In this right here and right now.

 

In the right-now breath you’re taking.

 

You could not want it, could not yearn for it as you do, if were separate from you.

 

That may not make sense at first—as in, if you have something, you don’t have to want it, right?

 

But what I am saying is: you cannot yearn for something that you don’t already instinctively know.

 

(But what about when I yearn for someone I have a crush on to love me back, or I yearn for a certain person to love me, and I know for sure they never will? 

 

That does happen. But the love you’re really yearning for (unconsciously) is your own love. You won’t see this, though, without a process of self-examination like Byron Katie’s The Work or, dare I say, IM. Until you do this kind of process, you’ll just wanna slap the shit out of me for saying something so incredibly stupid and obvious, and I understand in advance.

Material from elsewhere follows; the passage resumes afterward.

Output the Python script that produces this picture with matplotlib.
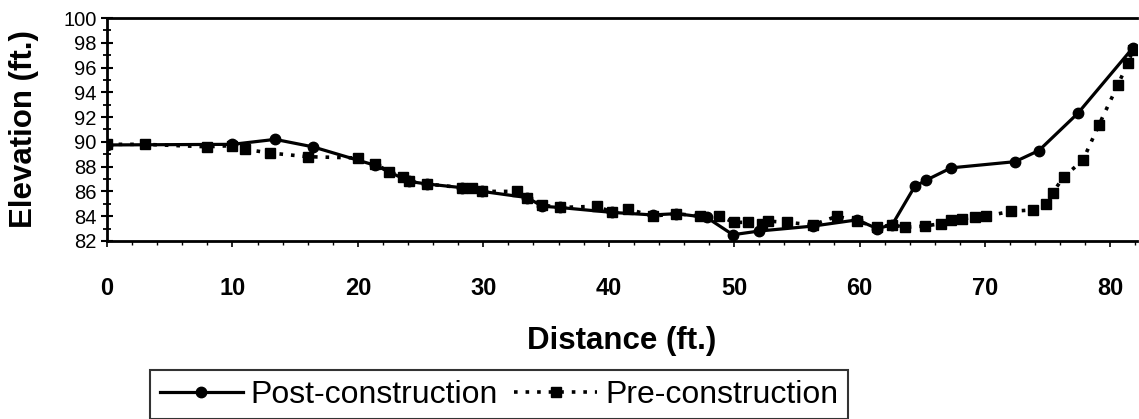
import matplotlib
matplotlib.use('Agg')
import matplotlib.pyplot as plt
from matplotlib.ticker import MultipleLocator

plt.rcParams['font.family'] = ['Liberation Sans', 'DejaVu Sans']

# post-construction survey (distance ft, elevation ft)
post_dist = [0, 10.0, 13.4, 16.4, 21.4, 24.1, 25.5, 28.3, 29.9, 33.5, 34.7, 36.1,
             40.3, 43.5, 45.4, 47.8, 49.9, 52.0, 56.3, 59.8, 61.4, 62.6, 64.4,
             65.3, 67.3, 72.4, 74.3, 77.4, 81.8]
post_elev = [89.75, 89.8, 90.2, 89.6, 88.1, 86.8, 86.6, 86.3, 86.0, 85.5, 84.8, 84.7,
             84.3, 84.1, 84.2, 83.9, 82.5, 82.8, 83.2, 83.7, 83.0, 83.3, 86.4,
             86.9, 87.9, 88.4, 89.3, 92.3, 97.6]

# pre-construction survey
pre_dist = [0, 3.0, 8.0, 10.0, 11.0, 13.0, 16.0, 20.0, 21.4, 22.5, 23.6, 24.1, 25.5,
            28.3, 29.1, 29.9, 32.7, 33.5, 34.7, 36.1, 39.1, 40.3, 41.5, 43.5, 45.4,
            47.3, 48.8, 50.0, 51.1, 52.2, 52.7, 54.2, 56.3, 58.2, 59.8, 61.4, 62.6,
            63.6, 65.2, 66.5, 67.3, 68.2, 69.2, 70.1, 72.1, 73.8, 74.9, 75.4, 76.3,
            77.8, 79.1, 80.6, 81.4, 81.8]
pre_elev = [89.8, 89.8, 89.6, 89.7, 89.4, 89.1, 88.8, 88.7, 88.2, 87.6, 87.2, 86.8, 86.6,
            86.3, 86.3, 86.0, 86.0, 85.5, 84.9, 84.7, 84.8, 84.3, 84.6, 84.0, 84.2,
            84.0, 84.0, 83.5, 83.5, 83.4, 83.6, 83.5, 83.3, 84.0, 83.6, 83.1, 83.3,
            83.1, 83.2, 83.4, 83.7, 83.8, 83.9, 84.0, 84.4, 84.5, 85.0, 85.9, 87.2,
            88.5, 91.4, 94.6, 96.4, 97.4]

fig = plt.figure(figsize=(11.39, 4.19), dpi=100)
ax = fig.add_axes([0.094, 0.425, 0.904, 0.532])

ax.plot(pre_dist, pre_elev, color='black', linestyle=(0, (1, 2.2)), linewidth=2.6,
        marker='s', markersize=6.5, label='Pre-construction')
ax.plot(post_dist, post_elev, color='black', linestyle='-', linewidth=2.3,
        marker='o', markersize=7.5, label='Post-construction')

ax.set_xlim(0, 82.1)
ax.set_ylim(82, 100)
ax.xaxis.set_major_locator(MultipleLocator(10))
ax.xaxis.set_minor_locator(MultipleLocator(2))
ax.yaxis.set_major_locator(MultipleLocator(2))
ax.yaxis.set_minor_locator(MultipleLocator(1))

ax.tick_params(axis='y', which='major', direction='inout', length=9, width=1.5,
               labelsize=14.5, pad=3)
ax.tick_params(axis='y', which='minor', direction='inout', length=6, width=1.3)
ax.tick_params(axis='x', which='major', direction='out', length=4, width=1.2,
               labelsize=17, pad=22)
ax.tick_params(axis='x', which='minor', direction='out', length=3, width=1)
for lab in ax.get_xticklabels():
    lab.set_fontweight('bold')

for side in ['left', 'bottom', 'top']:
    ax.spines[side].set_linewidth(2)
ax.spines['right'].set_visible(False)

ax.set_xlabel('Distance (ft.)', fontsize=22.5, fontweight='bold')
ax.xaxis.set_label_coords(0.5, -0.38)
ax.set_ylabel('Elevation (ft.)', fontsize=22.5, fontweight='bold')
ax.yaxis.set_label_coords(-0.066, 0.5)

handles, labels = ax.get_legend_handles_labels()
leg = fig.legend(handles[::-1], labels[::-1], loc='center', ncol=2,
                 bbox_to_anchor=(0.438, 0.058), fontsize=23, frameon=True,
                 fancybox=False, edgecolor='black', handlelength=2.6,
                 columnspacing=0.5, handletextpad=0.25, borderpad=0.3)
leg.get_frame().set_linewidth(1.5)

fig.savefig('out.png', dpi=100)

But back to the lecture at hand…)

 

 ***

 


So, how to access this self-trust that I am claiming is right here and that I’m swearing you instinctively know, even though you’ve only been through hell and high water spending loads of energy and money and time busting your ass, maybe for decades, to access it?  

 

I’ll tell you!

 

Start with this right-now moment. Start with what is here: your own triggered self. Start with your yearning for self-trust.


Slow down.

 

And really feel the yearning. (And I know, I know, this is the last place you want to start. Give it five minutes.)

 

Let it come up now, that yearning that is so warm and steaming and thick with wanting and trying so, so, so hard.

 

Slow down even more.

 

Let it come up some more.

 

Slow even more. More again.

 

And now, here's the critical part: don’t do anything to, or with, the yearning. Pull back your hands lest you do something to it...and just...see it.

 

 Just see it.

 

Say to it, “I see you.”

 

Feel it see you seeing it.

 

This is the beginning of reclaiming your self–trust, is being with the yearning for it--and this is how to be with it.

 

The yearning for your self-trust is the unconscious expression of it. It is its unconscious expression.

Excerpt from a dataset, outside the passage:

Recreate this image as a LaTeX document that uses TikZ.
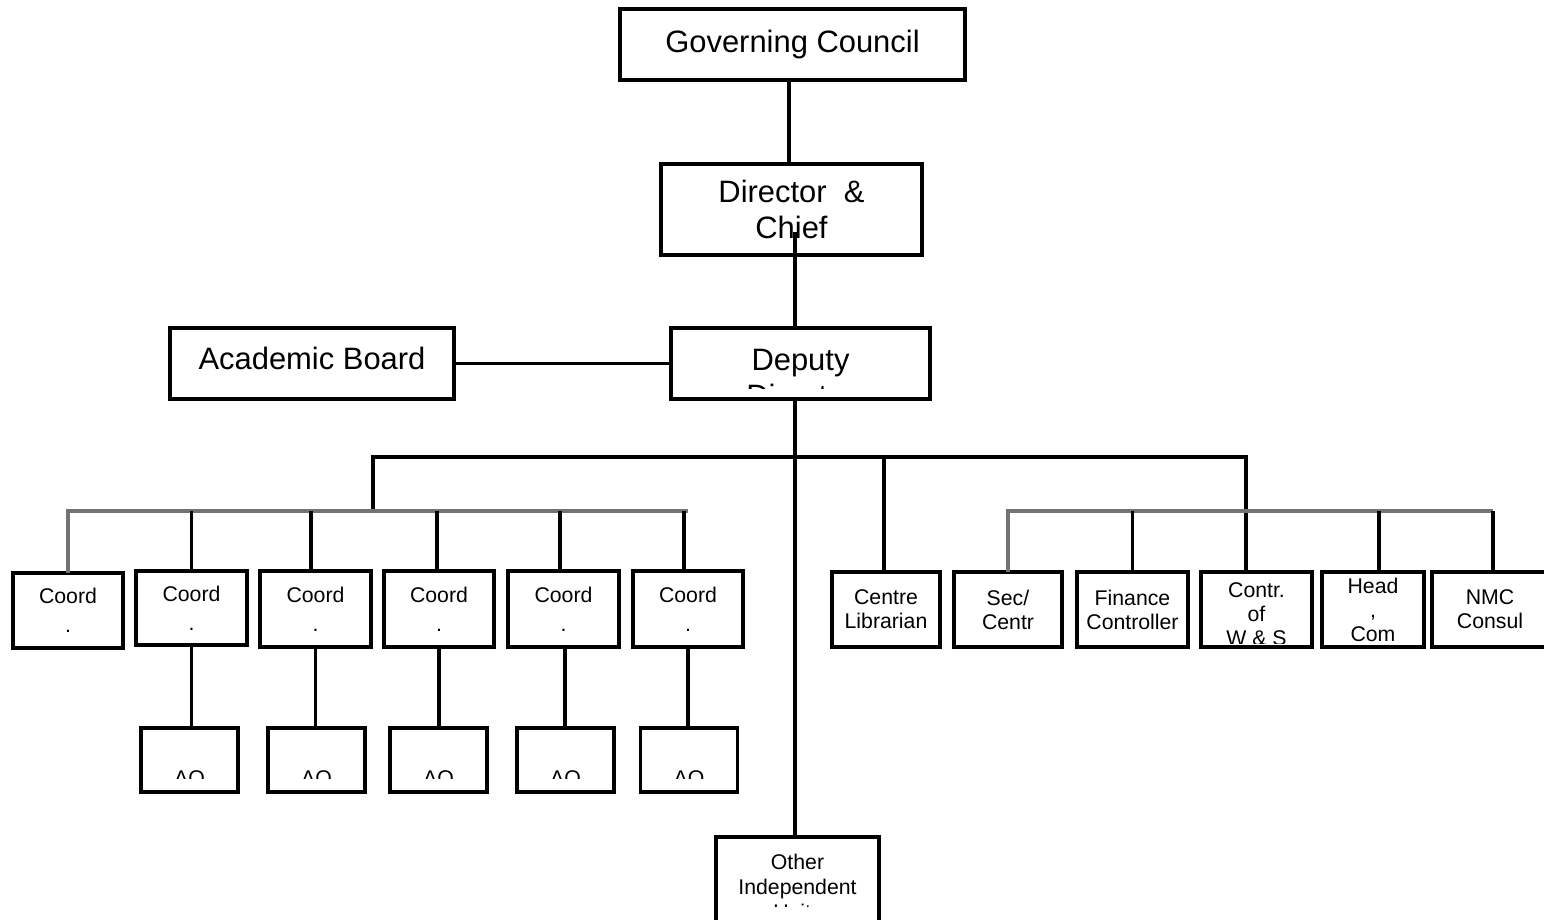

In other words: your self-trust is, indeed, here.


***

 


And when you will see your yearning, when you see it without doing something to it—something like setting about to resolve to figure out how to resolve it, that is—and can you feel the “chasing one’s own tail-ness,” the circular-ness, of the “setting about,” the “doing” mission??? And it’s okay, we all go on these missions, until we don’t anymore—

 

But when you will see your yearning for self-trust and not do something to it:

 

Then the unconscious expression of your self-trust—your yearning for it—can become conscious.  It will become—it will reveal itself—as your self-trust.

 

Your self-trust is made conscious by your willingness to be with your yearning for it.

 

This is true, by the way, for all the things we yearn for.

 

But self-trust is huge, I know.

 

This is how manipulation—ohhhh, sweet little manipulation, so innocent, working so hard, keeping us alive—this is how the utterly magnificent manipulation dissipates.  (Love your manipulativeness, by the way. It kept you alive. It got you here. That’s all it’s been waiting for, by the way, is for you to recognize it, to see it, and say thank you. You cannot see it without being grateful for it, though.)

 

***



When we will see our yearning for our self-trust, then we will be reunited, consciously, with our actual self-trust.

 

We will have greater trust in our bodies.

 

Or: we will have more and more access to the self-trust, the bodily trust, that has been there all along, that never left us.

 

And our niceness to ourselves, and to others,  will be more and more genuine, agenda-free niceness. Because we’ll feel-know, more and more, that we can finally afford it.